I have tried using loop, if and its working fine.

sub_header_list = [{'k':'a'},{'k':'b'},{'k':''},{'k':'d'},{'k':''},{'k':'f'},{'k':'g'}]
index_data = [] ; data_list = []
for i in sub_header_list:
    index_data.append(i)
    if i['k'] == '':
        data_list.append(index_data)
        index_data = [] 
print(data_list+[index_data])

[[{'k': 'a'}, {'k': 'b'}, {'k': ''}], [{'k': 'd'}, {'k': ''}], [{'k': 'f'}, {'k': 'g'}]]

Is there any pythonic way to achieve the same, i mean by using in-built functions or something else ?

Answer 1

You can use a groupby :

from itertools import groupby, chain


l = [{'k':'a'},{'k':'b'},{'k':''},{'k':'d'},{'k':''},{'k':'f'},{'k':'g'}]

grps = groupby(l, lambda d: d["k"] == "")

print([list(chain(*(v, next(grps, [[], []])[1]))) for k, v in grps if k])

Output:

[[{'k': 'a'}, {'k': 'b'}, {'k': ''}], [{'k': 'd'}, {'k': ''}], [{'k': 'f'}, {'k': 'g'}]]

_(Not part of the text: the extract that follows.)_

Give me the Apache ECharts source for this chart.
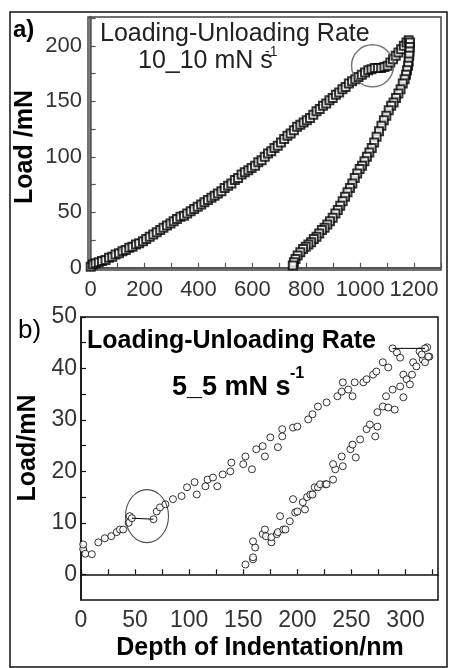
<!DOCTYPE html>
<html>
<head>
<meta charset="utf-8">
<script src="https://cdn.jsdelivr.net/npm/echarts@6/dist/echarts.min.js"></script>
<style>
  html, body { margin: 0; padding: 0; background: #fff; }
  #chart { width: 450px; height: 668px; }
</style>
</head>
<body>
<div id="chart"></div>
<script>
// Panel a: 10_10 mN/s loading-unloading cycle, [depth nm, load mN]
const loadingA = [
  [0,1],[8,3],[18,4],[30,5],[42,6],[55,7],[68,9],[80,10],[92,12],[105,13],[118,15],[130,16],
  [143,18],[155,19],[168,21],[180,22],[194,24],[206,26],[219,28],[232,30],[245,32],[258,34],
  [270,36],[283,38],[296,40],[308,42],[320,44],[333,46],[346,47],[358,49],[371,51],[384,53],
  [397,55],[410,57],[422,59],[435,61],[448,63],[460,65],[472,67],[485,69],[497,72],[510,74],
  [522,76],[535,79],[547,81],[560,84],[572,86],[585,88],[597,90],[610,92],[622,95],[634,97],
  [646,100],[658,103],[670,105],[682,108],[694,110],[706,113],[718,116],[730,119],[742,121],
  [754,124],[766,127],[778,129],[790,131],[802,133],[814,135],[826,138],[838,141],[850,143],
  [862,146],[874,148],[886,151],[898,153],[910,156],[922,158],[934,161],[946,163],[958,166],
  [970,168],[982,170],[994,172],[1006,174],[1018,176],[1030,178],[1042,179],[1054,180],
  [1066,180],[1078,180],[1090,181],[1102,182],[1112,185],[1122,188],[1132,191],[1142,194],
  [1152,197],[1162,200],[1172,203],[1180,205]
];
const unloadingA = [
  [1185,203],[1184,199],[1183,195],[1182,191],[1180,186],[1178,182],[1174,178],[1170,174],
  [1165,170],[1158,166],[1150,161],[1142,157],[1133,153],[1124,149],[1115,146],[1106,142],
  [1097,137],[1088,133],[1079,128],[1070,123],[1061,118],[1052,113],[1043,108],[1034,104],
  [1025,100],[1016,96],[1007,92],[998,89],[989,85],[980,81],[971,76],[962,72],[953,68],
  [944,64],[935,60],[926,56],[917,52],[908,49],[898,45],[888,42],[878,39],[868,36],[858,34],
  [848,31],[838,28],[828,26],[818,23],[808,21],[798,19],[788,17],[778,14],[768,11],[760,8],
  [754,5],[750,2]
];
const markA = [[1046, 182]];

// Panel b: 5_5 mN/s loading-unloading cycle, [depth nm, load mN]
const loadingB = [
  [2,4.9],[2,5.8],[4,4],[10,3.9],[16,6.2],[22,7],[28,7.4],[33,8.2],[36,8.7],[39,8.7],[44,10],
  [45,11.3],[47,10.9],[67,10.7],[70,12.2],[73,13],[78,13.6],[85,14.6],[93,15.2],[98,16.9],
  [105,17.9],[107,15.5],[115,17.1],[117,18.4],[122,18.8],[126,17.1],[131,19.4],[138,20],
  [139,21.7],[150,21.4],[152,22.9],[158,20.4],[162,24.3],[168,24.9],[170,22.9],[175,26.6],
  [182,24.7],[186,28.2],[186,26.8],[196,28.5],[200,28.7],[210,30.1],[214,31.1],[219,32.6],
  [227,33.4],[237,34.6],[241,35.5],[242,37.3],[247,35.9],[251,34.6],[253,37.3],[261,37.3],
  [264,37.9],[270,38.8],[273,39.4],[279,41.2],[284,40.2],[288,43.9],[292,43.1],[295,42.1]
];
const unloadingB = [
  [152,1.9],[159,2.9],[159,3.3],[161,5.2],[159,6.4],[168,7.8],[170,8.7],[171,7.4],[176,6.2],
  [176,7.2],[181,7.8],[182,8.2],[184,11.3],[187,8.7],[189,8.7],[193,10.3],[196,14.6],[198,12],
  [200,12.2],[205,14],[207,12.6],[209,15],[212,15.5],[214,15.5],[216,16.9],[219,16.9],
  [221,17.5],[226,17.5],[227,17.5],[233,18.4],[235,20.4],[233,21.4],[242,21],[241,22.9],
  [249,24.3],[251,25.2],[254,22.7],[258,26.2],[264,28.2],[267,29.1],[272,26.8],[274,28.7],
  [274,31.5],[279,32.6],[284,32.4],[290,32],[282,34.6],[288,35.9],[295,36.5],[298,38.8],
  [301,37.9],[304,36.9],[298,34.4],[306,38.8],[307,41.2],[310,40.4],[316,41.7],[313,43.3],
  [322,42.3],[318,41.2],[321,42.3],[315,42.7],[320,44.1],[318,43.9]
];
const joinsB = [[47,10.9],[67,10.7],'-',[288,43.9],[318,43.9]];
const markB = [[61, 11.3]];

// Axis ticks and labels
const ticksAX = [0,100,200,300,400,500,600,700,800,900,1000,1100,1200,1300];
const labelsAX = [0,200,400,600,800,1000,1200];
const ticksAY = [0,25,50,75,100,125,150,175,200,225];
const labelsAY = [0,50,100,150,200];
const ticksBX = [0,25,50,75,100,125,150,175,200,225,250,275,300,325];
const labelsBX = [0,50,100,150,200,250,300];
const ticksBY = [0,5,10,15,20,25,30,35,40,45,50];
const labelsBY = [0,10,20,30,40,50];

const FONT = 'Arial, "Liberation Sans", sans-serif';

function joinPath(pts) {
  const out = [];
  pts.forEach(p => out.push(p === '-' ? [null, null] : p));
  return out;
}

function valueAxis(grid, min, max, ticks, labels, opts) {
  return {
    type: 'value', gridIndex: grid, min: min, max: max,
    axisLine: { show: true, lineStyle: { color: opts.lineColor, width: opts.lineWidth } },
    axisTick: { show: true, inside: true, length: 5, customValues: ticks,
                lineStyle: { color: opts.lineColor, width: 1.2 } },
    axisLabel: { customValues: labels, fontSize: opts.fontSize, color: opts.labelColor,
                 fontFamily: FONT, margin: opts.margin, hideOverlap: false,
                 showMinLabel: true, showMaxLabel: true,
                 formatter: v => String(v) },
    splitLine: { show: false }
  };
}

const chart = echarts.init(document.getElementById('chart'), null, { renderer: 'canvas' });

const squareStyle = { color: '#fff', borderColor: '#000', borderWidth: 2 };
const circleStyle = { color: '#fff', borderColor: '#000', borderWidth: 1 };

chart.setOption({
  animation: false,
  backgroundColor: '#fff',
  grid: [
    { left: 88, top: 17, width: 353, height: 253, show: true, borderColor: '#444', borderWidth: 1.5, backgroundColor: 'transparent' },
    { left: 81, top: 317, width: 357, height: 283, show: true, borderColor: '#111', borderWidth: 1.5, backgroundColor: 'transparent' }
  ],
  xAxis: [
    valueAxis(0, -10, 1300, ticksAX, labelsAX, { lineColor: '#555', lineWidth: 2, fontSize: 22, labelColor: '#333', margin: 9 }),
    valueAxis(1, 0, 330, ticksBX, labelsBX, { lineColor: '#111', lineWidth: 1.5, fontSize: 23, labelColor: '#333', margin: 9 })
  ],
  yAxis: [
    valueAxis(0, -2, 226, ticksAY, labelsAY, { lineColor: '#555', lineWidth: 2.5, fontSize: 22, labelColor: '#333', margin: 6 }),
    valueAxis(1, -5, 50, ticksBY, labelsBY, { lineColor: '#111', lineWidth: 1.5, fontSize: 23, labelColor: '#333', margin: 4 })
  ],
  series: [
    { type: 'scatter', xAxisIndex: 0, yAxisIndex: 0, data: loadingA, symbol: 'rect', symbolSize: 8, itemStyle: squareStyle, silent: true },
    { type: 'scatter', xAxisIndex: 0, yAxisIndex: 0, data: unloadingA, symbol: 'rect', symbolSize: 8, itemStyle: squareStyle, silent: true },
    { type: 'scatter', xAxisIndex: 0, yAxisIndex: 0, data: markA, symbol: 'circle', symbolSize: 42, z: 5,
      itemStyle: { color: 'rgba(0,0,0,0)', borderColor: '#555', borderWidth: 1.5 }, silent: true },
    { type: 'line', xAxisIndex: 1, yAxisIndex: 1, data: joinPath(joinsB), showSymbol: false, connectNulls: false,
      lineStyle: { color: '#000', width: 1 }, silent: true },
    { type: 'scatter', xAxisIndex: 1, yAxisIndex: 1, data: loadingB, symbol: 'circle', symbolSize: 7, itemStyle: circleStyle, silent: true },
    { type: 'scatter', xAxisIndex: 1, yAxisIndex: 1, data: unloadingB, symbol: 'circle', symbolSize: 7, itemStyle: circleStyle, silent: true },
    { type: 'scatter', xAxisIndex: 1, yAxisIndex: 1, data: markB, symbol: 'circle', symbolSize: [43, 53], z: 5,
      itemStyle: { color: 'rgba(0,0,0,0)', borderColor: '#222', borderWidth: 1.2 }, silent: true }
  ],
  graphic: [
    { type: 'rect', shape: { x: 10, y: 12, width: 437, height: 655 }, silent: true,
      style: { fill: 'none', stroke: '#111', lineWidth: 1.5 } },
    { type: 'text', x: 13, y: 30, silent: true,
      style: { text: 'a)', font: 'bold 24px ' + FONT, fill: '#000', align: 'left', verticalAlign: 'middle' } },
    { type: 'text', x: 18, y: 331, silent: true,
      style: { text: 'b)', font: '26px ' + FONT, fill: '#000', align: 'left', verticalAlign: 'middle' } },
    { type: 'text', x: 100, y: 34, silent: true,
      style: { text: 'Loading-Unloading Rate', font: '25px ' + FONT, fill: '#222', align: 'left', verticalAlign: 'middle' } },
    { type: 'text', x: 138, y: 61, silent: true,
      style: { text: '10_10 mN s', font: '25px ' + FONT, fill: '#222', align: 'left', verticalAlign: 'middle' } },
    { type: 'text', x: 265, y: 52, silent: true,
      style: { text: '-1', font: '14px ' + FONT, fill: '#222', align: 'left', verticalAlign: 'middle' } },
    { type: 'text', x: 87, y: 341, silent: true,
      style: { text: 'Loading-Unloading Rate', font: 'bold 25px ' + FONT, fill: '#000', align: 'left', verticalAlign: 'middle' } },
    { type: 'text', x: 172, y: 388, silent: true,
      style: { text: '5_5 mN s', font: 'bold 27px ' + FONT, fill: '#000', align: 'left', verticalAlign: 'middle' } },
    { type: 'text', x: 290, y: 374, silent: true,
      style: { text: '-1', font: 'bold 16px ' + FONT, fill: '#000', align: 'left', verticalAlign: 'middle' } },
    { type: 'text', x: 25, y: 147, rotation: Math.PI / 2, silent: true,
      style: { text: 'Load /mN', font: 'bold 25px ' + FONT, fill: '#000', align: 'center', verticalAlign: 'middle' } },
    { type: 'text', x: 28, y: 448, rotation: Math.PI / 2, silent: true,
      style: { text: 'Load/mN', font: 'bold 25px ' + FONT, fill: '#000', align: 'center', verticalAlign: 'middle' } },
    { type: 'text', x: 260, y: 648, silent: true,
      style: { text: 'Depth of Indentation/nm', font: 'bold 25px ' + FONT, fill: '#000', align: 'center', verticalAlign: 'middle' } }
  ]
});
</script>
</body>
</html>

Or use a generator function:

def grp(lst, ):
    temp = []
    for dct in lst:
        # would catch None, 0, for just empty strings use if dct["k"] == "".
        if not dct["k"]: 
            temp.append(dct)
            yield temp
            temp = []
        else:
            temp.append(dct)
    yield temp

Which gives you the same output:

In [9]: list(grp(l))
Out[9]: 
[[{'k': 'a'}, {'k': 'b'}, {'k': ''}],
 [{'k': 'd'}, {'k': ''}],
 [{'k': 'f'}, {'k': 'g'}]]

The generator function is by far the most efficient approach.

In [8]: l = [{'k':'a'}, {'k':'b'}, {'k':''}, {'k':'d'}, {'k':''}, {'k':'f'}, {'k':'g'}]

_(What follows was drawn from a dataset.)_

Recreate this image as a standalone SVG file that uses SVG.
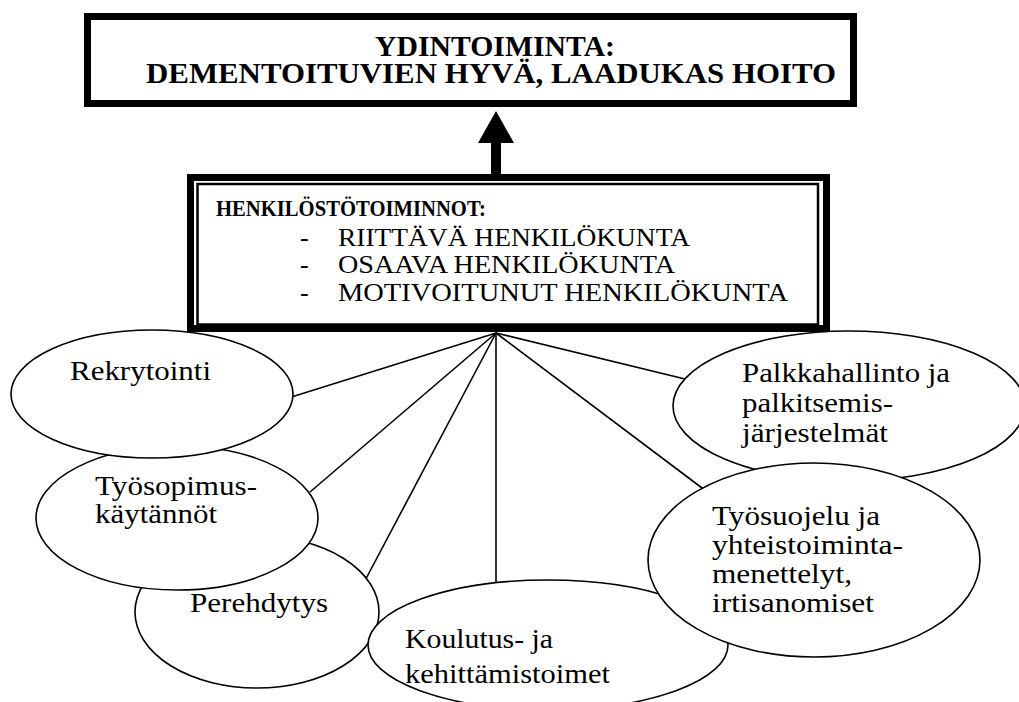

In [9]: l = [dict(choice(l)) for _ in range(100000)]

In [10]: timeit list(grp(l))
10 loops, best of 3: 19.5 ms per loop

In [11]: %%timeit
index_list = [i + 1 for i, x in enumerate(l) if x == {'k': ''}]
[l[i:j] for i, j in zip([0] + index_list, index_list + [len(l)])]
   ....: 
10 loops, best of 3: 31.6 ms per loop

In [12]: %%timeit                 grps = groupby(l, lambda d: d["k"] == "")
[list(chain(*(v, next(grps, [[], []])[1]))) for k, v in grps if k]
   ....: 
10 loops, best of 3: 40 ms per loop

Answer 2

This is another Pythonic way of doing it:

>>> d = [{'k':'a'}, {'k':'b'}, {'k':''}, {'k':'d'}, {'k':''}, {'k':'f'}, {'k':'g'}]
>>> index_list = [i + 1 for i, x in enumerate(d) if x == {'k': ''}]
>>> [d[i:j] for i, j in zip([0] + index_list, index_list + [len(d)])]
[[{'k': 'a'}, {'k': 'b'}, {'k': ''}], [{'k': 'd'}, {'k': ''}], [{'k': 'f'}, {'k': 'g'}]]